The Caicedos and some 4,000 other Colombian families have entered into a pact with the government to replace their coca with alternative crops such as cocoa and coffee.

It is part of a $14.4 million project to reduce supply of a product blamed for untold misery in a country where armed groups force rural communities to grow coca and raze forests for its cultivation.

The project seeks to eradicate coca production on 45,000 hectares in three of Colombia's most conflict-riddled regions, including the southwestern Micay Canyon where the Caicedos ply their trade in the Argelia municipality.

For farmers it is a risk.

They cannot be sure that their new plantations -- coffee in the Caicedos' case -- will succeed, or that guerrillas and other groups whose income depend on cocaine sales will leave them in peace.

"When one is planting a coca plant, there is hope that in time... there will be a harvest and there will be some income," Nicolas Caicedo, 44, told AFP while he and his dad, 77, shoveled and tugged at the remaining coca shrubs on their property.

"Uprooting the plants means that... there will be no more harvests -— in other words, no more money," from coca at least.

With coca, the Caicedos said they were guaranteed an income of about $800 per month.

They have received an initial payment of about $300 under the project to grow coffee, with more to come.

But another farmer, who spoke to AFP on condition of anonymity, said he doubted the project could work in areas such as Argelia where illegal groups outnumber the state in terms of fighters and guns.

"No armed group that lives off (coca) is going to want a farmer to stop growing coca and switch to coffee," he said.

- 'Naive' -

Gustavo Petro, Colombia's first-ever leftist president, took office in 2022 with the goal of extricating his country from the US-led "war on drugs" blamed for double-victimization of rural Colombians already living under the yoke of violent criminal groups.

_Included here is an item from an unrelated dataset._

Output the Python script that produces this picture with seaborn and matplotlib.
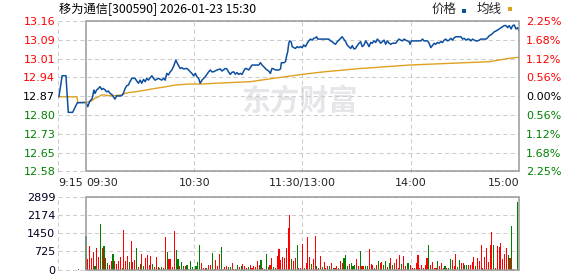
import matplotlib
matplotlib.use("Agg")
import matplotlib.pyplot as plt
import seaborn as sns
import pandas as pd
from matplotlib.patches import Rectangle

sns.set_theme(style="white")
plt.rcParams['font.family'] = ['DejaVu Sans', 'Noto Sans CJK SC']

# ---------------- data ----------------
title_text = "移为通信[300590] 2026-01-23 15:30"
legend_labels = ["价格", "均线"]
watermark = "东方财富"
prev_close = 12.87
half_range = 0.2896

price_tick_labels = ["12.58", "12.65", "12.73", "12.80", "12.87", "12.94", "13.01", "13.09", "13.16"]
pct_tick_labels = ["2.25%", "1.68%", "1.12%", "0.56%", "0.00%", "0.56%", "1.12%", "1.68%", "2.25%"]
vol_tick_values = [0, 725, 1450, 2174, 2899]
time_tick_min = [-15.5, 0, 60, 120, 180, 240]
time_tick_labels = ["9:15", "09:30", "10:30", "11:30/13:00", "14:00", "15:00"]

# minutes from 09:30 (negative = pre-market auction), price
price_min = [-15, -13.2, -11.1, -9.8, -7.4, -4.8, 0, 1, 2, 3.5, 4.4, 5, 5.9, 6.9, 7.8, 8.7,
             9.6, 10.6, 11.5, 12.4, 13.3, 14.3, 15.2, 16.1, 17, 18, 19.8, 20.7, 21.7, 22.6,
             23.5, 24.4, 25.4, 27.2, 28.1, 29.1, 30, 30.9, 31.9, 32.8, 33.7, 34.6, 35.6, 36.5,
             37.4, 38.3, 40.2, 42, 43, 43.9, 44.8, 45.7, 46.7, 47.6, 48.5, 49.8, 50.9, 52.2,
             53.1, 54.1, 55.9, 56.9, 57.8, 58.7, 59.6, 60.6, 61.5, 62.4, 63.3, 64.3, 65.2, 66.1,
             67, 68, 68.9, 69.8, 70.7, 72.6, 74.4, 75.4, 77.2, 78.1, 79, 80, 80.9, 81.9, 82.8,
             83.7, 84.6, 85.6, 86.5, 87.4, 88.3, 89.3, 90.2, 91.1, 92, 94.8, 95.7, 96.7, 97.6,
             98.5, 99.4, 100.4, 101.3, 102.2, 103.1, 104.1, 105, 106.9, 107.8, 108.3, 109.6,
             110.6, 111.1, 111.8, 112.4, 112.9, 113.7, 114.3, 115.2, 116.1, 117, 118, 118.9,
             119.8, 120.7, 121.7, 122.6, 123.5, 124.4, 125.4, 126.3, 127.2, 127.8, 128.5, 130,
             132.8, 134.6, 135.6, 136.5, 137.4, 138.3, 139.3, 140.2, 141.1, 142, 142.9, 143.9,
             144.8, 145.7, 146.7, 147.6, 148.5, 149.4, 150.4, 151.3, 152.2, 153.1, 154.1,
             155, 155.9, 156.9, 157.8, 158.7, 159.6, 160.6, 161.5, 162.4, 163.3, 164.3, 165.2,
             166.1, 167, 168, 168.9, 169.8, 171.7, 172.6, 173.5, 174.4, 175.4, 176.3, 177.2,
             178.1, 179.1, 179.6, 180.4, 182.8, 185.6, 186.5, 187.4, 189.3, 190.2, 191.1, 192,
             193, 193.9, 194.8, 195.7, 196.7, 197.6, 198.5, 199.4, 200.4, 201.3, 202.2, 203.1,
             204.1, 205, 206.9, 207.8, 208.7, 209.6, 210.6, 211.5, 212.4, 213.3, 214.3, 215.2,
             216.1, 217, 218, 218.9, 219.8, 221.7, 222.6, 223.5, 224.4, 225.4, 226.3, 227.2,
             228.1, 229.1, 230, 230.9, 231.9, 232.8, 233.7, 234.6, 235.6, 236.5, 237.4, 238.3,
             239.3, 240]
price_val = [12.868, 12.949, 12.949, 12.808, 12.808, 12.845, 12.846, 12.830, 12.849, 12.862,
             12.894, 12.881, 12.894, 12.900, 12.907, 12.896, 12.900, 12.894, 12.887, 12.890,
             12.881, 12.877, 12.868, 12.859, 12.872, 12.871, 12.872, 12.881, 12.900, 12.911,
             12.913, 12.926, 12.939, 12.939, 12.929, 12.920, 12.932, 12.920, 12.935, 12.926,
             12.939, 12.932, 12.941, 12.949, 12.939, 12.932, 12.939, 12.932, 12.939, 12.932,
             12.958, 12.952, 12.964, 12.971, 12.984, 13.009, 12.993, 12.977, 12.980, 12.975,
             12.977, 12.971, 12.964, 12.958, 12.949, 12.958, 12.945, 12.939, 12.920, 12.932,
             12.939, 12.945, 12.954, 12.964, 12.971, 12.964, 12.964, 12.971, 12.975, 12.967,
             12.977, 12.975, 12.964, 12.954, 12.962, 12.964, 12.955, 12.961, 12.954, 12.958,
             12.954, 12.967, 12.977, 12.975, 12.971, 12.980, 12.990, 12.990, 12.990, 12.999,
             12.990, 12.984, 12.977, 12.971, 12.967, 12.958, 12.977, 12.975, 12.971, 12.971,
             12.975, 12.999, 12.999, 13.003, 13.022, 13.041, 13.074, 13.083, 13.080, 13.061,
             13.057, 13.054, 13.061, 13.057, 13.061, 13.057, 13.067, 13.061, 13.074, 13.083,
             13.090, 13.086, 13.093, 13.095, 13.099, 13.090, 13.090, 13.090, 13.090, 13.083,
             13.080, 13.074, 13.070, 13.080, 13.086, 13.093, 13.099, 13.090, 13.080, 13.067,
             13.061, 13.054, 13.065, 13.052, 13.054, 13.065, 13.074, 13.080, 13.061, 13.067,
             13.083, 13.074, 13.061, 13.077, 13.074, 13.083, 13.077, 13.090, 13.083, 13.074,
             13.080, 13.086, 13.070, 13.083, 13.074, 13.070, 13.074, 13.074, 13.083, 13.090,
             13.086, 13.083, 13.090, 13.086, 13.083, 13.080, 13.070, 13.083, 13.083, 13.083,
             13.090, 13.083, 13.083, 13.074, 13.057, 13.065, 13.074, 13.070, 13.077, 13.074,
             13.080, 13.077, 13.086, 13.090, 13.083, 13.086, 13.093, 13.086, 13.095, 13.099,
             13.099, 13.099, 13.090, 13.093, 13.086, 13.090, 13.090, 13.083, 13.090, 13.086,
             13.083, 13.083, 13.086, 13.090, 13.090, 13.090, 13.095, 13.103, 13.106, 13.112,
             13.118, 13.121, 13.125, 13.129, 13.134, 13.138, 13.142, 13.142, 13.134, 13.142,
             13.129, 13.142, 13.144, 13.129, 13.134, 13.121]

avg_min = [-15, -5, -4.5, 0, 3.1, 5, 6.9, 8.7, 10.6, 12.4, 15.2, 19.8, 21.7, 23.5, 27.2, 30.9,
           36.5, 42, 49.4, 56.9, 64.3, 71.7, 91, 105, 119.8, 124.4, 131.9, 143, 152.2, 155,
           179, 203, 223.5, 234.6, 240]
avg_val = [12.868, 12.868, 12.846, 12.846, 12.852, 12.862, 12.868, 12.875, 12.875, 12.872,
           12.872, 12.875, 12.881, 12.884, 12.887, 12.891, 12.898, 12.904, 12.913, 12.917,
           12.917, 12.920, 12.926, 12.940, 12.954, 12.958, 12.964, 12.971, 12.977, 12.978,
           12.990, 12.997, 13.003, 13.016, 13.020]

# volume per minute (index 0 = 09:30), direction r = up, g = down
vol_val = [1337, 424, 940, 477, 702, 159, 874, 516, 1827, 874,
           940, 463, 252, 199, 357, 622, 344, 225, 344, 516,
           79, 1575, 344, 543, 305, 1152, 305, 384, 874, 119,
           225, 622, 159, 477, 583, 185, 543, 225, 106, 516,
           106, 79, 106, 66, 1311, 702, 424, 424, 119, 1536,
           781, 424, 146, 305, 146, 159, 185, 26, 344, 119,
           26, 146, 305, 980, 265, 53, 79, 66, 199, 199,
           662, 26, 371, 146, 622, 900, 26, 106, 146, 106,
           106, 265, 26, 26, 185, 106, 159, 225, 146, 66,
           106, 185, 66, 146, 106, 344, 185, 384, 66, 26,
           622, 106, 199, 463, 106, 66, 543, 821, 384, 503,
           463, 861, 1655, 2171, 424, 344, 463, 980, 53, 66,
           1020, 66, 265, 1298, 503, 225, 424, 1337, 146, 66,
           543, 119, 305, 66, 146, 146, 265, 66, 66, 146,
           66, 344, 265, 477, 583, 146, 225, 265, 146, 185,
           424, 146, 741, 146, 146, 159, 146, 821, 225, 185,
           66, 185, 344, 265, 305, 185, 344, 106, 265, 463,
           185, 265, 424, 66, 583, 225, 543, 146, 265, 265,
           185, 53, 66, 265, 583, 66, 185, 66, 185, 463,
           980, 185, 305, 53, 66, 344, 146, 265, 53, 146,
           53, 66, 424, 384, 146, 622, 106, 384, 265, 265,
           185, 185, 185, 185, 305, 503, 146, 463, 344, 980,
           66, 503, 861, 305, 980, 1496, 980, 66, 940, 900,
           1059, 424, 622, 861, 583, 463, 1734, 26, 0, 2688]
vol_dir = list("grrrrgrrgr" "grgrrgrrrr" "grrrgrrrgr" "grgrrrrgrr" "grgrrgrrrr"
               "ggrggrgrgg" "rgggrrrgrr" "grrrrgrrrg" "grgrgrgrrr" "grrrrrrgrg"
               "ggrrgrrrrr" "rrrrgrrgrr" "rgrrrgrrgr" "rgrrrgrgrr" "grrgggrggg"
               "rrgrrggrrr" "grgrrggrgr" "grrrrgrrgg" "rrrrrrrrrr" "grrrrgrrrg"
               "rggrrrggrr" "ggrrrrgrrr" "rrrrrrgrrr" "rrrrgrgrrg")
vol_min = list(range(240))
pre_vol_min = [-4]
pre_vol_val = [30]
pre_vol_dir = ["g"]

# ---------------- figure ----------------
W, H = 578, 276
fig = plt.figure(figsize=(W / 100, H / 100), dpi=100)
fig.patch.set_facecolor("white")

def fx(px):
    return px / W

def fy(py):
    return 1 - py / H

ax = fig.add_axes([fx(58), fy(171.5), fx(519) - fx(58), fy(21) - fy(171.5)])
axv = fig.add_axes([fx(58), fy(269.5), fx(519) - fx(58), fy(197) - fy(269.5)])

grid_col = "#cccccc"
box_col = "#999999"
dash = (0, (4, 3))
xlo, xhi = -15.5, 240

# price panel
ylo, yhi = prev_close - half_range, prev_close + half_range
price_ticks = [prev_close + half_range * k / 4 for k in range(-4, 5)]

for yv in price_ticks:
    ax.axhline(yv, color=grid_col, lw=0.75, ls=dash, zorder=0.5, clip_on=False)
for xv in [xlo, 60, 120, 180]:
    ax.axvline(xv, color=grid_col, lw=0.75, ls=dash, zorder=0.5, clip_on=False)

# faint watermark (text placed in figure pixel space)
ax.text(fx(241), fy(101), watermark, transform=fig.transFigure, ha="left", va="center",
        fontsize=21, fontweight="bold", color="#e6e6ea",
        family=["Noto Sans CJK SC", "DejaVu Sans"], zorder=0.3)

pdf = pd.DataFrame({"t": price_min, "p": price_val})
adf = pd.DataFrame({"t": avg_min, "p": avg_val})
sns.lineplot(data=adf, x="t", y="p", ax=ax, color="#E0A020", lw=1.0, estimator=None, zorder=2)
sns.lineplot(data=pdf, x="t", y="p", ax=ax, color="#0D4FA0", lw=1.1, estimator=None, zorder=3)

ax.add_patch(Rectangle((0, ylo), 240, yhi - ylo, fill=False, edgecolor=box_col, lw=1.1,
                       zorder=4, clip_on=False))
ax.set_xlim(xlo, xhi)
ax.set_ylim(ylo, yhi)
for s in ax.spines.values():
    s.set_visible(False)
ax.set_xlabel("")
ax.set_ylabel("")
ax.set_yticks(price_ticks)
ax.set_yticklabels(price_tick_labels)
ax.tick_params(axis="y", length=0, pad=2, labelsize=8)
for i, lab in enumerate(ax.get_yticklabels()):
    lab.set_color("#FF0000" if i > 4 else ("#000000" if i == 4 else "#008000"))
ax.set_xticks(time_tick_min)
ax.set_xticklabels(time_tick_labels)
ax.tick_params(axis="x", length=0, pad=5, labelsize=8)
xl = ax.get_xticklabels()
xl[0].set_ha("left")
xl[1].set_ha("left")
xl[-1].set_ha("right")

axr = ax.twinx()
axr.set_ylim(ylo, yhi)
axr.set_yticks(price_ticks)
axr.set_yticklabels(pct_tick_labels)
axr.tick_params(axis="y", length=0, pad=5, labelsize=8)
for s in axr.spines.values():
    s.set_visible(False)
for i, lab in enumerate(axr.get_yticklabels()):
    lab.set_color("#FF0000" if i > 4 else ("#000000" if i == 4 else "#008000"))

# volume panel
for yv in vol_tick_values:
    axv.axhline(yv, color=grid_col, lw=0.75, ls=dash, zorder=0.5, clip_on=False)
for xv in [xlo, 60, 120, 180]:
    axv.axvline(xv, color=grid_col, lw=0.75, ls=dash, zorder=0.5, clip_on=False)

vdf = pd.DataFrame({"t": pre_vol_min + vol_min, "v": pre_vol_val + vol_val,
                    "d": pre_vol_dir + vol_dir})
sns.barplot(data=vdf, x="t", y="v", hue="d", palette={"r": "#FF0000", "g": "#008000"},
            native_scale=True, dodge=False, width=0.6, errorbar=None, legend=False,
            saturation=1, linewidth=0, antialiased=False, ax=axv, zorder=2)
axv.add_patch(Rectangle((0, 0), 240, vol_tick_values[-1], fill=False, edgecolor=box_col,
                        lw=1.1, zorder=4, clip_on=False))
axv.set_xlim(xlo, xhi)
axv.set_ylim(0, vol_tick_values[-1])
for s in axv.spines.values():
    s.set_visible(False)
axv.set_xlabel("")
axv.set_ylabel("")
axv.set_xticks([])
axv.set_yticks(vol_tick_values)
axv.set_yticklabels([str(v) for v in vol_tick_values])
axv.tick_params(axis="y", length=0, pad=2, labelsize=8, labelcolor="#000022")

# title and legend
cjk = ["Noto Sans CJK SC", "DejaVu Sans"]
fig.text(fx(59), fy(9.5), title_text, ha="left", va="center", fontsize=8.8, family=cjk,
         color="#000000")
fig.text(fx(432), fy(9.5), legend_labels[0], ha="left", va="center", fontsize=9, family=cjk)
fig.text(fx(477), fy(9.5), legend_labels[1], ha="left", va="center", fontsize=9, family=cjk)
fig.add_artist(Rectangle((fx(462), fy(12.5)), fx(4), fy(0) - fy(4), transform=fig.transFigure,
                         facecolor="#0D4FA0", edgecolor="none"))
fig.add_artist(Rectangle((fx(508), fy(10.5)), fx(4), fy(0) - fy(4), transform=fig.transFigure,
                         facecolor="#E0A020", edgecolor="none"))

fig.savefig("out.png", dpi=100, facecolor="white")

On his watch, cocaine production in Colombia -- the world's biggest exporter of the drug -- reached record levels as demand continues to grow in Europe and the United States -- the principal consumer.

Several previous attempts to get Colombian coca producers to change crops have failed as armed groups caused havoc and government payments and other assistance eventually dried up.

For Gloria Miranda, head of Colombia's illegal crop substitution program, told AFP would be naive to think this new program will end drug trafficking "as long as there is a market of 20 million consumers and it (cocaine) remains illegal."

In his stated quest for "total peace," Petro has sought to negotiate with a variety of armed groups, meaning fewer military operations and the abandonment of forced coca eradication.

But talks have mostly broken down, and the arrival of Donald Trump in the White House in January has ramped up pressure on Bogota.

The Trump administration is reviewing Colombia's certification as an ally in the fight against drugs -- a move that could restrict millions of dollars in military aid.

With high stakes for its crop replacement gamble, observers fear the government may be taken advantage of.

Some farmers may "try to deceive" by taking the money while continuing to grow coca, Argelia government secretary Pablo Daza told AFP.

Without adequate monitoring, "the chances are quite high that we are wasting money," added Emilio Archila, who oversaw a similar, failed, project under former President Ivan Duque.

Miranda assures there will be "meticulous" satellite monitoring, and anyone found not to be complying will be expelled from the program.

Used not only for cocaine, the coca leaf is also chewed as a stimulant in Andean countries or brewed into a tea thought to combat altitude sickness.

Colombia's appeals for the leaf to be removed from a UN list of harmful narcotics so it can be commercialized in alternative products such as fertilizers or beverages, have so far fallen on deaf ears.